Mitski
Vocês já foram em um restaurante que a comida era, digamos tecnicamente, ótima e tudo era muito bem feito, mas mesmo assim não era exatamente o tipo de comida que conquista o seu paladar? Então, o sexto álbum da cantora Mitski é exatamente assim: Laurel Hell é lindamente feito, mas não despertou as minhas papilas sonoras como deveria.
Não há nada que possa apontar como sendo exatamente um defeito técnico no álbum. O problema é que o resultado parece não ter o sabor que para mim seria necessário para fazer da ideia geral do álbum funcionar. Laurel Hell é um trabalho synth-pop/electro-rock/new wave que busca emoldurar a atmosfera dos anos oitentas. Teoricamente, o trabalho consegue esse feito devido a ótima e sólida produção, mas pareceu faltar coragem para que pudesse colocar os dois pés no acelerador para realmente sair do local de vontade para o local de realização. Parece que a produção tem a noção básica, faltando o tino pop para envernizar o resultado final. É como se a gente olhasse uma pintura que claramente deveria ser com cores vibrantes e quentes, mas que foram usadas cores pasteis e mornas. O resultado é bonito? Sim e bastante acima da média. Entretanto, não tem o impacto que poderia ter se as cores estivem “certas”. Acredito que por causa desse erro, Laurel Hell termina soado sem foco definido e com uma dose de estranhamento desnecessária. Isso não quer dizer que o álbum não tenha pontos realmente positivos e momentos de inspiração genuína.
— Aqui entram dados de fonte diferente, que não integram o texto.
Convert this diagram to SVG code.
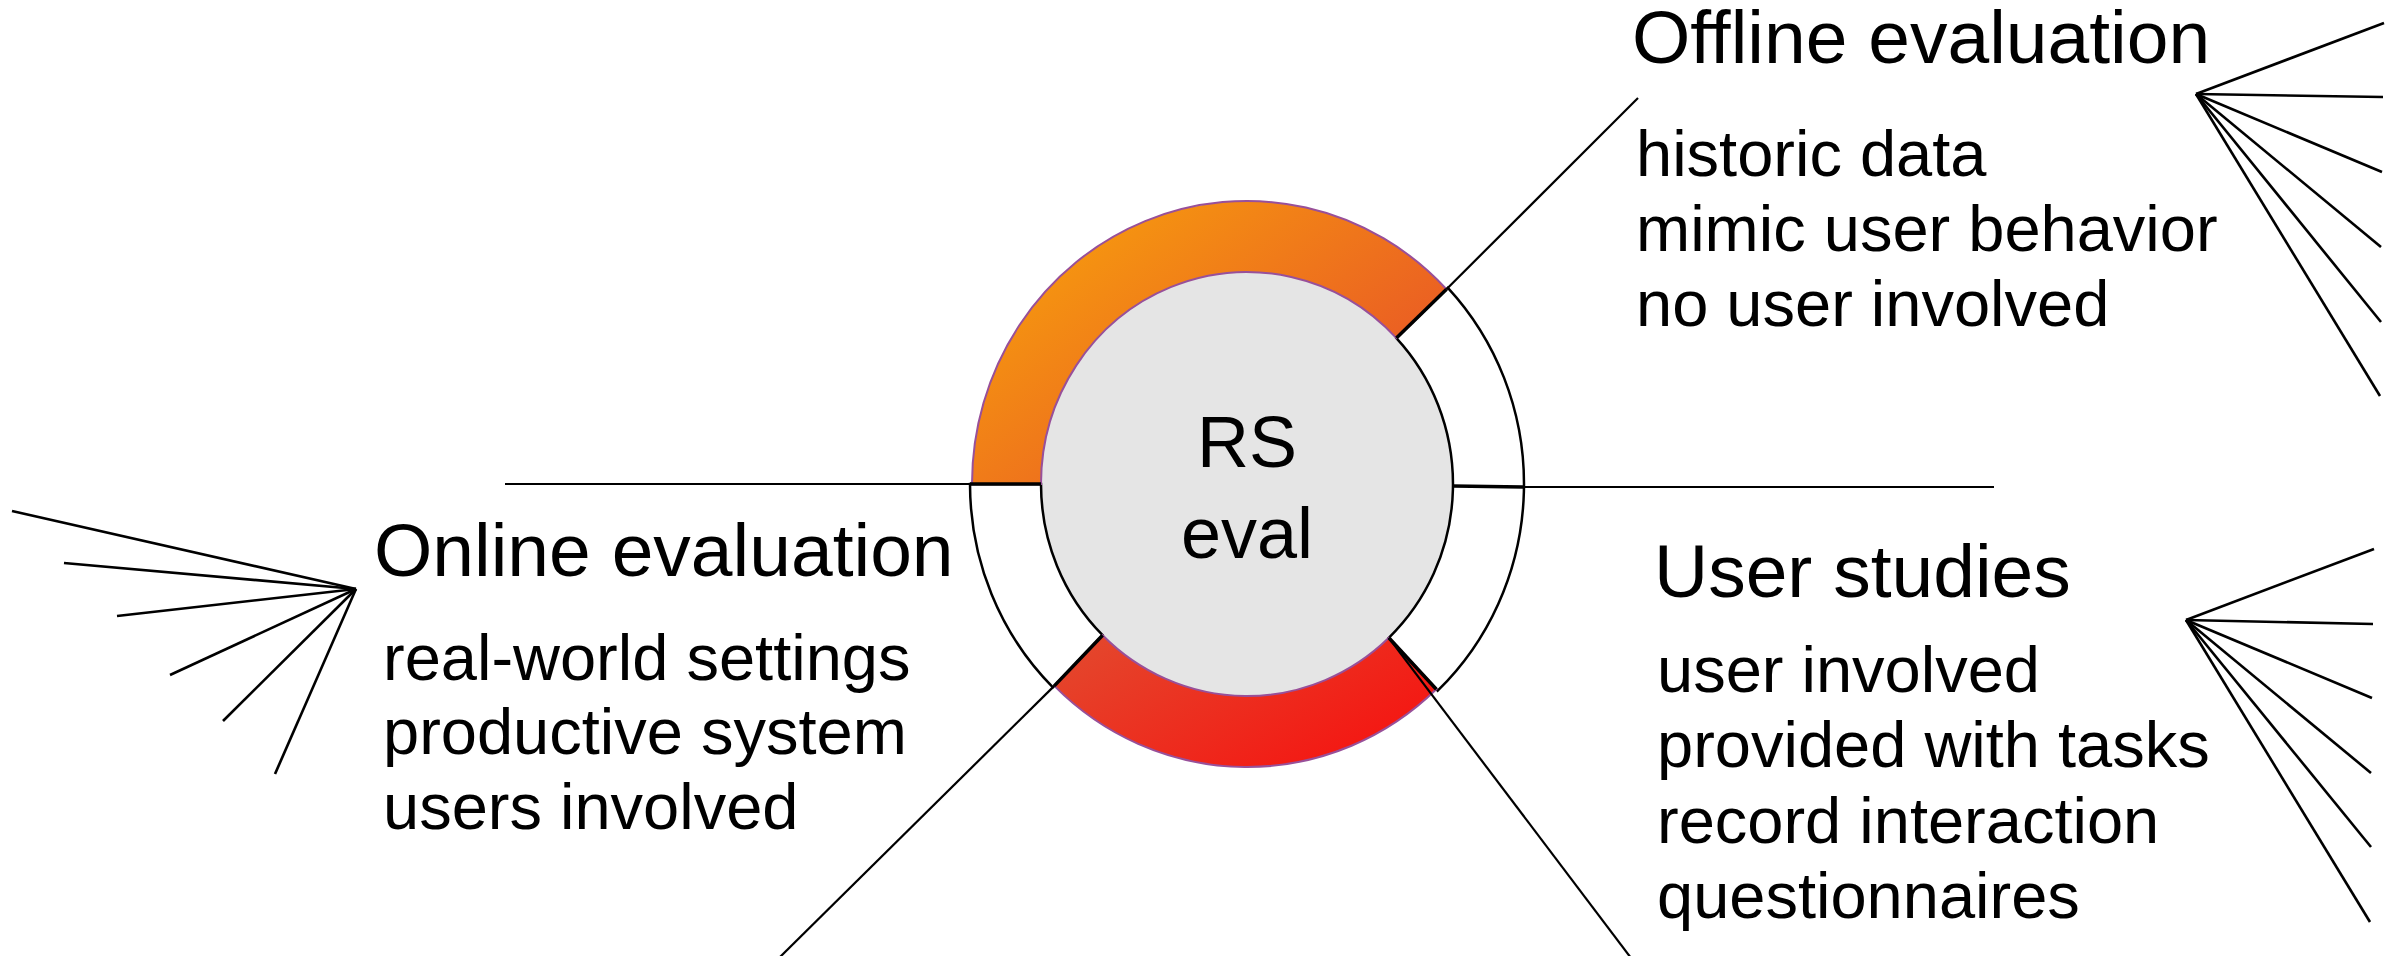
<svg xmlns="http://www.w3.org/2000/svg" width="2394" height="956" viewBox="0 0 2394 956">
  <style>
    .title { font-family: "Liberation Sans", Arial, sans-serif; font-size: 75px; fill: #000; }
    .item { font-family: "Liberation Sans", Arial, sans-serif; font-size: 65px; fill: #000; }
    .hub { font-family: "Liberation Sans", Arial, sans-serif; font-size: 72px; fill: #000; text-anchor: middle; }
    .seg-white { fill: #fff; stroke: #000; stroke-width: 2.5; }
    .seg-color { stroke: #98509A; stroke-width: 2; }
    .edge { stroke: #000; stroke-width: 3.5; stroke-linecap: butt; fill: none; }
    .link { stroke: #000; stroke-width: 2.2; fill: none; }
    .fan { stroke: #000; stroke-width: 2.6; fill: none; stroke-linecap: butt; }
  </style>
  <defs>
    <linearGradient id="gradTop" x1="0" y1="0.1" x2="1" y2="0.9">
      <stop offset="0" stop-color="#F8A30B"/>
      <stop offset="1" stop-color="#E6482B"/>
    </linearGradient>
    <linearGradient id="gradBottom" x1="0" y1="0.2" x2="1" y2="0.8">
      <stop offset="0" stop-color="#E4462C"/>
      <stop offset="1" stop-color="#F61210"/>
    </linearGradient>
  </defs>

  <!-- central donut -->
  <g id="hub">
    <ellipse cx="1247" cy="484" rx="206" ry="212" fill="#E5E5E5"/>
    <path class="seg-white" d="M 1447.9 287.8 A 277 285 0 0 1 1437.7 690.7 L 1388.8 637.8 A 206 212 0 0 0 1396.4 338.1 Z"/>
    <path class="seg-white" d="M 1052.9 687.3 A 277 285 0 0 1 970 484 L 1041 484 A 206 212 0 0 0 1102.6 635.2 Z"/>
    <path class="seg-color" fill="url(#gradTop)" d="M 972 484 A 275 283 0 0 1 1446.5 289.2 L 1396.4 338.1 A 206 212 0 0 0 1041 484 Z"/>
    <path class="seg-color" fill="url(#gradBottom)" d="M 1436.3 689.3 A 275 283 0 0 1 1054.3 685.9 L 1102.6 635.2 A 206 212 0 0 0 1388.8 637.8 Z"/>
    <line class="edge" x1="1396.4" y1="338.1" x2="1446.5" y2="289.2"/>
    <line class="edge" x1="1388.8" y1="637.8" x2="1436.3" y2="689.3"/>
    <line class="edge" x1="1102.6" y1="635.2" x2="1054.3" y2="685.9"/>
    <line class="edge" x1="1041" y1="484" x2="970" y2="484"/>
    <line class="edge" x1="1453" y1="486" x2="1523" y2="487"/>
    <text class="hub" x="1247" y="467">RS</text>
    <text class="hub" x="1247" y="558">eval</text>
  </g>

  <!-- connectors from the donut to the branches -->
  <g id="connectors">
    <line class="link" x1="1446.5" y1="289.2" x2="1638" y2="98"/>
    <line class="link" x1="1522" y1="487" x2="1994" y2="487"/>
    <line class="link" x1="972" y1="484" x2="505" y2="484"/>
    <line class="link" x1="1054.3" y1="685.9" x2="779" y2="958"/>
    <line class="link" x1="1388.8" y1="637.8" x2="1631" y2="958"/>
  </g>

  <!-- Offline evaluation branch -->
  <g id="offline">
    <text class="title" x="1632" y="63">Offline evaluation</text>
    <text class="item" x="1636" y="176">historic data</text>
    <text class="item" x="1636" y="251">mimic user behavior</text>
    <text class="item" x="1636" y="326">no user involved</text>
    <g class="fan">
      <line x1="2196" y1="94" x2="2384" y2="23"/>
      <line x1="2196" y1="94" x2="2383" y2="97"/>
      <line x1="2196" y1="94" x2="2382" y2="172"/>
      <line x1="2196" y1="94" x2="2381" y2="247"/>
      <line x1="2196" y1="94" x2="2381" y2="322"/>
      <line x1="2196" y1="94" x2="2380" y2="396"/>
    </g>
  </g>

  <!-- Online evaluation branch -->
  <g id="online">
    <text class="title" x="374" y="576">Online evaluation</text>
    <text class="item" x="383" y="680">real-world settings</text>
    <text class="item" x="383" y="754">productive system</text>
    <text class="item" x="383" y="829">users involved</text>
    <g class="fan">
      <line x1="356" y1="589" x2="12" y2="511"/>
      <line x1="356" y1="589" x2="64" y2="563"/>
      <line x1="356" y1="589" x2="117" y2="616"/>
      <line x1="356" y1="589" x2="170" y2="675"/>
      <line x1="356" y1="589" x2="223" y2="721"/>
      <line x1="356" y1="589" x2="275" y2="774"/>
    </g>
  </g>

  <!-- User studies branch -->
  <g id="user-studies">
    <text class="title" x="1654" y="597">User studies</text>
    <text class="item" x="1657" y="692">user involved</text>
    <text class="item" x="1657" y="767">provided with tasks</text>
    <text class="item" x="1657" y="843">record interaction</text>
    <text class="item" x="1657" y="918">questionnaires</text>
    <g class="fan">
      <line x1="2186" y1="620" x2="2374" y2="549"/>
      <line x1="2186" y1="620" x2="2373" y2="624"/>
      <line x1="2186" y1="620" x2="2372" y2="698"/>
      <line x1="2186" y1="620" x2="2371" y2="773"/>
      <line x1="2186" y1="620" x2="2371" y2="847"/>
      <line x1="2186" y1="620" x2="2370" y2="922"/>
    </g>
  </g>
</svg>
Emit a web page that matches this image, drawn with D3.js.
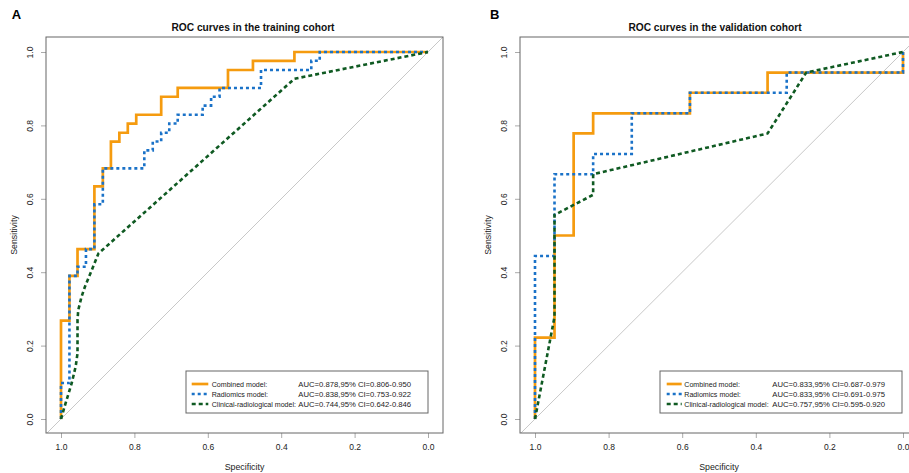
<!DOCTYPE html>
<html>
<head>
<meta charset="utf-8">
<script src="https://d3js.org/d3.v7.min.js"></script>
<style>
  body { margin: 0; background: #fff; }
  svg { font-family: "Liberation Sans", Arial, sans-serif; display: block; }
</style>
</head>
<body>
<script>
// ROC points as [specificity, sensitivity]
var trainCombined = [[1,0],[1,0.268],[0.977,0.268],[0.977,0.390],[0.955,0.390],[0.955,0.463],[0.909,0.463],[0.909,0.634],
    [0.886,0.634],[0.886,0.683],[0.864,0.683],[0.864,0.756],[0.841,0.756],[0.841,0.780],[0.818,0.780],[0.818,0.805],
    [0.795,0.805],[0.795,0.829],[0.727,0.829],[0.727,0.878],[0.682,0.878],[0.682,0.902],[0.545,0.902],[0.545,0.951],
    [0.477,0.951],[0.477,0.976],[0.364,0.976],[0.364,1],[0,1]];
var trainRadiomics = [[1,0],[1,0.098],[0.977,0.098],[0.977,0.390],[0.955,0.390],[0.955,0.415],[0.932,0.415],[0.932,0.463],
    [0.909,0.463],[0.909,0.585],[0.886,0.585],[0.886,0.683],[0.773,0.683],[0.773,0.732],[0.750,0.732],[0.750,0.756],
    [0.727,0.756],[0.727,0.780],[0.705,0.780],[0.705,0.805],[0.682,0.805],[0.682,0.829],[0.614,0.829],[0.614,0.854],
    [0.591,0.854],[0.591,0.878],[0.568,0.878],[0.568,0.902],[0.455,0.902],[0.455,0.951],[0.318,0.951],[0.318,0.976],
    [0.295,0.976],[0.295,1],[0,1]];
var trainClinical = [[1,0],[0.989,0.038],[0.971,0.097],[0.960,0.143],[0.955,0.179],[0.955,0.270],[0.953,0.297],
    [0.944,0.333],[0.935,0.360],[0.916,0.406],[0.898,0.451],[0.364,0.927],[0,1]];

var validCombined = [[1,0],[1,0.222],[0.947,0.222],[0.947,0.5],[0.895,0.5],[0.895,0.778],[0.842,0.778],[0.842,0.833],
    [0.579,0.833],[0.579,0.889],[0.368,0.889],[0.368,0.944],[0,0.944],[0,1]];
var validRadiomics = [[1,0],[1,0.444],[0.947,0.444],[0.947,0.667],[0.842,0.667],[0.842,0.722],[0.737,0.722],[0.737,0.833],
    [0.579,0.833],[0.579,0.889],[0.316,0.889],[0.316,0.944],[0,0.944],[0,1]];
var validClinical = [[1,0],[0.947,0.278],[0.947,0.556],[0.842,0.611],[0.842,0.667],[0.368,0.778],[0.263,0.944],[0,1]];

var modelNames = ['Combined model:', 'Radiomics model:', 'Clinical-radiological model:'];
var trainAUC = ['AUC=0.878,95% CI=0.806-0.950', 'AUC=0.838,95% CI=0.753-0.922', 'AUC=0.744,95% CI=0.642-0.846'];
var validAUC = ['AUC=0.833,95% CI=0.687-0.979', 'AUC=0.833,95% CI=0.691-0.975', 'AUC=0.757,95% CI=0.595-0.920'];
var tickValues = [1.0, 0.8, 0.6, 0.4, 0.2, 0.0];

var WIDTH = 909;
var HEIGHT = 473;
var COLORS = ['#F59B0F', '#1A72C8', '#0F5A22'];
var DASHES = [null, '3,3', '4,3'];
var WIDTHS = [2.7, 2.6, 2.6];

var svg = d3.select('body').append('svg')
    .attr('width', WIDTH)
    .attr('height', HEIGHT);

function drawPanel(opt){
    var x = d3.scaleLinear().domain([1, 0]).range([opt.x0, opt.x1]);
    var y = d3.scaleLinear().domain([0, 1]).range([419, 52]);
    var boxL = opt.x0 - 15, boxR = boxL + 397, boxT = 37, boxB = 433;
    var g = svg.append('g');

    g.append('text')
        .attr('x', opt.letterX).attr('y', 19.3)
        .attr('font-size', 13).attr('font-weight', 'bold')
        .text(opt.letter);

    g.append('text')
        .attr('x', opt.titleX).attr('y', 30.5)
        .attr('text-anchor', 'middle')
        .attr('font-size', 10.2).attr('font-weight', 'bold')
        .attr('fill', '#111')
        .text(opt.title);

    var clipId = 'clip' + opt.letter;
    g.append('clipPath').attr('id', clipId)
        .append('rect').attr('x', boxL).attr('y', boxT).attr('width', boxR - boxL).attr('height', boxB - boxT);

    // reference diagonal
    g.append('line')
        .attr('clip-path', 'url(#' + clipId + ')')
        .attr('x1', x(1 + 0.1)).attr('y1', y(-0.1))
        .attr('x2', x(-0.1)).attr('y2', y(1.1))
        .attr('stroke', '#c8c8c8').attr('stroke-width', 1);

    var line = d3.line()
        .x(function(d){ return x(d[0]); })
        .y(function(d){ return y(d[1]); });

    opt.curves.forEach(function(c, i){
        g.append('path')
            .datum(c)
            .attr('d', line)
            .attr('fill', 'none')
            .attr('stroke', COLORS[i])
            .attr('stroke-width', WIDTHS[i])
            .attr('stroke-dasharray', DASHES[i]);
    });

    // axes
    var xAxis = g.append('g')
        .attr('transform', 'translate(0,' + boxB + ')')
        .call(d3.axisBottom(x).tickValues(tickValues).tickSize(5).tickPadding(6).tickFormat(d3.format('.1f')));
    var yAxis = g.append('g')
        .attr('transform', 'translate(' + boxL + ',0)')
        .call(d3.axisLeft(y).tickValues(tickValues).tickSize(5).tickPadding(0).tickFormat(d3.format('.1f')));
    [xAxis, yAxis].forEach(function(a){
        a.select('.domain').remove();
        a.selectAll('.tick line').attr('stroke', '#aaa');
        a.selectAll('.tick text').attr('fill', '#222').attr('font-size', 8.5)
            .attr('font-family', '"Liberation Sans", Arial, sans-serif');
    });
    yAxis.selectAll('.tick text')
        .attr('x', 0).attr('dy', null)
        .attr('text-anchor', 'middle')
        .attr('transform', 'translate(-13,0) rotate(-90)');

    g.append('rect')
        .attr('x', boxL).attr('y', boxT)
        .attr('width', boxR - boxL).attr('height', boxB - boxT)
        .attr('fill', 'none').attr('stroke', '#666').attr('stroke-width', 1);

    g.append('text')
        .attr('x', (opt.x0 + opt.x1) / 2).attr('y', 470)
        .attr('text-anchor', 'middle').attr('font-size', 8.8).attr('fill', '#222')
        .text('Specificity');
    g.append('text')
        .attr('transform', 'translate(' + (boxL - 29) + ',' + ((boxT + boxB) / 2) + ') rotate(-90)')
        .attr('text-anchor', 'middle').attr('font-size', 8.8).attr('fill', '#222')
        .text('Sensitivity');

    // legend
    var lg = g.append('g');
    lg.append('rect')
        .attr('x', opt.legX).attr('y', 371)
        .attr('width', opt.legW).attr('height', 42)
        .attr('fill', '#fff').attr('stroke', '#666').attr('stroke-width', 1);
    modelNames.forEach(function(name, i){
        var ly = 384 + i * 10;
        lg.append('line')
            .attr('x1', opt.legX + opt.lineX0).attr('x2', opt.legX + opt.lineX1)
            .attr('y1', ly).attr('y2', ly)
            .attr('stroke', COLORS[i]).attr('stroke-width', WIDTHS[i])
            .attr('stroke-dasharray', DASHES[i]);
        lg.append('text')
            .attr('x', opt.legX + opt.textX).attr('y', ly + 2.7)
            .attr('font-size', 7.1).attr('fill', '#222')
            .text(name);
        lg.append('text')
            .attr('x', opt.legX + opt.aucX).attr('y', ly + 2.7)
            .attr('font-size', 7.7).attr('fill', '#222')
            .text(opt.auc[i]);
    });
}

drawPanel({
    letter: 'A', letterX: 11.7, title: 'ROC curves in the training cohort', titleX: 253,
    x0: 61, x1: 428, curves: [trainCombined, trainRadiomics, trainClinical], auc: trainAUC,
    legX: 186, legW: 242, lineX0: 5.7, lineX1: 22.3, textX: 25.7, aucX: 112.3
});
drawPanel({
    letter: 'B', letterX: 490, title: 'ROC curves in the validation cohort', titleX: 715,
    x0: 535, x1: 903, curves: [validCombined, validRadiomics, validClinical], auc: validAUC,
    legX: 660, legW: 242, lineX0: 6.7, lineX1: 21.7, textX: 24.3, aucX: 112.3
});
</script>
</body>
</html>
O trabalho tem como uma das suas principais qualidades o sensacional trabalho vocal da Mitski. Invocando uma melancolia misturada com contemplação, a cantora usa da sua poderosa, límpida e atemporal voz a tabua de escoramento para dar vida as melodias de uma maneira tão elegante e pungente que até podemos esquecer brevemente dos problemas de produção. O seu melhor momento encontra-se logo de cara com o abre-alas Valentine, Texas: a atmosfera sombria dessa indie pop é complementado pela quase fantasmagórica performance de Mitski em uma entrega contida, densa e hipnotizante. Outro detalhe importante é o talento de compositora da artista ao ser dona de uma lírica simples, eficiente e nada verborrágica, conseguindo expressar uma variedade de sentimentos de maneira por ética e bastante direta. Existe um coração em Laurel Hell que consegue não apenas elevar o álbum como um todo, mas, também, mostrar como poderia ser o resultado geral com um pouco mais de apuração pop: começa com a dramática folk/synth-pop Heat Lightning e a sua construção slow burn, passa pela batida leve e carismática de The Only Heartbreaker que soa como uma prima distante de Take on Me e, por fim, a misteriosa e sensual performance de Mitski para a deliciosa Love Me More. Essas três canções realmente mostram um álbum que poderia ter sido uma perola pop, mas que prefere não se entrar nas suas próprias ideias. Mesmo assim, Mitski faz de Laurel Hell se digno de ser escutado pelo menos uma vez. E isso é chamado de talento.